Oprecht gedenken – Dat maakt de slachtoffers van 7 oktober tot absolute slachtoffers. Voor hen is er na 7 oktober geen 8 oktober. Absolute slachtoffers laten zich moeilijk gedenken. Het is als het oprichten van een monument voor de Onbekende Soldaat. Niettemin ligt het hier anders. We kennen alle absolute slachtoffers van naam en gezicht. We kennen hun leven. We kennen hun onschuld. Ze dansten… en werden doorzeefd met kogels, verkracht, in brand gestoken. Dat had nooit mogen gebeuren en de daders brachten niet alleen mensen, niet alleen Joden, niet alleen dansers, maar de menselijkheid zelf om het leven.

Oprecht gedenken – Op 7 oktober beroofde Hamas ook de Palestijnen van hun onschuld – ook zij moeten met de last van ‘7 oktober’ leven. En niet alleen zij. Maar iedereen die de Palestijnse zaak een warm hart toedraagt. ‘7 oktober’ laat zich niet vergoelijken door ‘6 oktober’. De bereidheid te erkennen dat ‘7 oktober’ een onverzoenlijke en onvergeeflijke misdaad is, die uit naam van de Palestijnse Zaak is verricht, is niet het einde, maar misschien, heel misschien, het begin van een toekomst waarin voor ‘7 oktobers’ geen plaats meer is. 

Oprecht gedenken – ‘7 oktober’ betekent ook gedenken dat ik, dat wij – wij Europeanen – een monster hebben geschapen dat alleen nog maar meer ‘7 oktobers’ zal scheppen als wij de schuld voor de historische verdrijving van Joden uit het Europa van de Pale, uit Wenen, uit Berlijn, uit Amsterdam niet op ons nemen. We hebben iets goed te maken. Wij hadden dat moeten verhinderen. We hebben iets recht te zetten. Ik weet niet hoe. Maar dat wij deze schuld dragen staat voor mij onherroepelijk vast. 
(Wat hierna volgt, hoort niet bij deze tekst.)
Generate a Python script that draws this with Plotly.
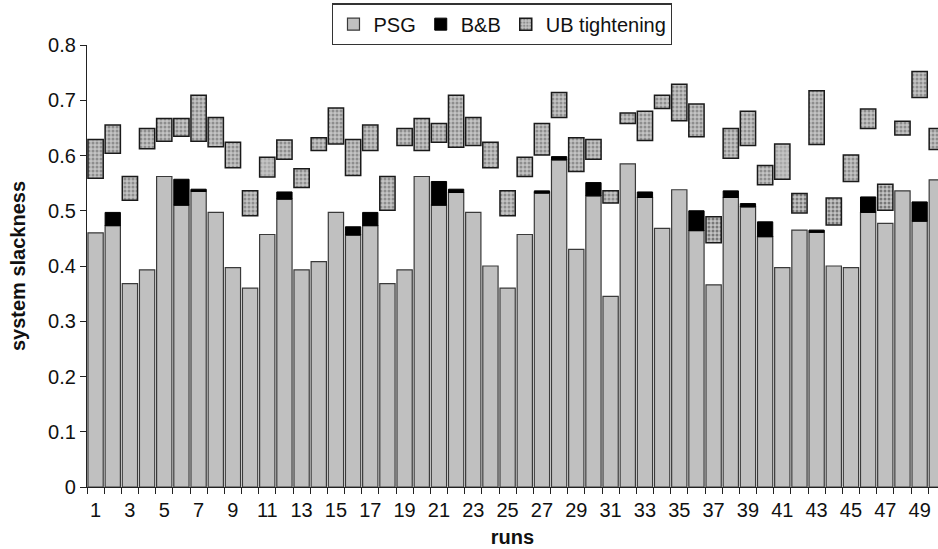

Hoe moet je deze dansende, onschuldige mensen gedenken? Ik weet het niet. Niet wegkijken is wel het minste. Erkennen dat dit is wat op 7 oktober gebeurde: deze daad. Dit absolute, onverzoenbare en onvergeeflijke kwaad. En hardop uitspreken – minstens een dag per jaar – dat we, wederom, het absolute kwaad hebben gezien. Kwaad begaan door mensen, waar wij, als mensen van goede wil – aan welke kant van de grenzen die ons scheiden we ons ook moge bevinden – niet mee kunnen leven.